Kinetics and gene diversity of denitrifying biocathode in biological electrochemical systems

Abstract

Cathodic denitrification using a bioelectrochemical system removes nitrogen at a low C/N ratio, and also harvests energy as electricity. Denitrifying biocathodes were cultured using three electrode systems with nitrate (NO₃⁻) and/or nitrite (NO₂⁻) as electron acceptors. Results showed that denitrification of NO_x⁻ in biocathodes exhibit typical enzymatic reaction kinetics and denitrification rate follows the Monod equation, with r_max = 1.33 kg N m⁻³ d⁻¹, K_s = 5.52 g L⁻¹ for NO₃⁻ and r_max = 1.76 kg N m⁻³ d⁻¹, K_s = 8.09 g L⁻¹ for NO₂⁻, respectively.
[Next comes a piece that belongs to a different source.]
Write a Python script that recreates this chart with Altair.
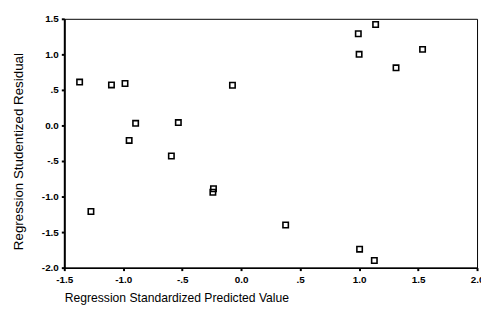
import altair as alt
import pandas as pd

pred = [-1.37, -1.10, -0.985, -0.895, -0.95, -0.533, -0.592, -0.235, -0.24,
        -0.074, -1.274, 0.377, 1.004, 1.129, 0.993, 1.14, 1.0, 1.313, 1.538]
resid = [0.61, 0.57, 0.59, 0.03, -0.21, 0.04, -0.43, -0.89, -0.94,
         0.565, -1.21, -1.40, -1.74, -1.90, 1.29, 1.42, 1.0, 0.81, 1.07]

x_ticks = [-1.5, -1.0, -0.5, 0.0, 0.5, 1.0, 1.5, 2.0]
x_labels = ["-1.5", "-1.0", "-.5", "0.0", ".5", "1.0", "1.5", "2.0"]
y_ticks = [-2.0, -1.5, -1.0, -0.5, 0.0, 0.5, 1.0, 1.5]
y_labels = ["-2.0", "-1.5", "-1.0", "-.5", "0.0", ".5", "1.0", "1.5"]

df = pd.DataFrame({"pred": pred, "resid": resid})


def label_expr(ticks, labels):
    expr = "''"
    for t, l in zip(ticks, labels):
        expr = f"abs(datum.value - ({t})) < 0.001 ? '{l}' : ({expr})"
    return expr


font = "Liberation Sans"

chart = alt.Chart(df).mark_point(
    shape="square", filled=False, size=30, color="black", strokeWidth=1.6, opacity=1
).encode(
    x=alt.X("pred:Q", scale=alt.Scale(domain=[-1.5, 2.0], nice=False, zero=False),
            axis=alt.Axis(values=x_ticks, labelExpr=label_expr(x_ticks, x_labels),
                          title="Regression Standardized Predicted Value",
                          titleAnchor="start", titleAlign="left", titleX=0, titleY=34,
                          titleBaseline="alphabetic", titleFontSize=12.3,
                          titleFontWeight="normal", titleFont=font,
                          labelFont=font, labelFontSize=10, labelFontWeight="bold",
                          labelPadding=4, tickSize=3, tickWidth=2, tickColor="black",
                          domainColor="black", domainWidth=1.5, grid=False,
                          labelColor="black", titleColor="black", labelFlush=False)),
    y=alt.Y("resid:Q", scale=alt.Scale(domain=[-2.0, 1.5], nice=False, zero=False),
            axis=alt.Axis(values=y_ticks, labelExpr=label_expr(y_ticks, y_labels),
                          title="Regression Studentized Residual",
                          titleX=-46, titleY=134, titleAngle=-90,
                          titleAlign="center", titleBaseline="middle",
                          titleFontSize=13.5, titleFontWeight="normal", titleFont=font,
                          labelFont=font, labelFontSize=10, labelFontWeight="bold",
                          labelPadding=3, tickSize=3, tickWidth=2, tickColor="black",
                          domainColor="black", domainWidth=2, grid=False,
                          labelColor="black", titleColor="black", labelFlush=False)),
).properties(
    width=418, height=252,
    autosize=alt.AutoSizeParams(type="none"),
    padding={"left": 57, "top": 9, "right": 4, "bottom": 45},
).configure_view(stroke="black", strokeWidth=1)

chart.save("out.html", embed_options={"renderer": "svg", "actions": False})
Optimal cathodic efficiency was obtained at an initial substrate concentration of 0.5 g L⁻¹. A high-throughput sequencing analysis of 16S rRNA gene showed high biodiversity in a denitrifying biocathode and nitrite contributed more to the formation of cathodic microbial community structure. Denitrification functional gene analysis revealed Pseudomonas are effective denitrifiers in a biocathode.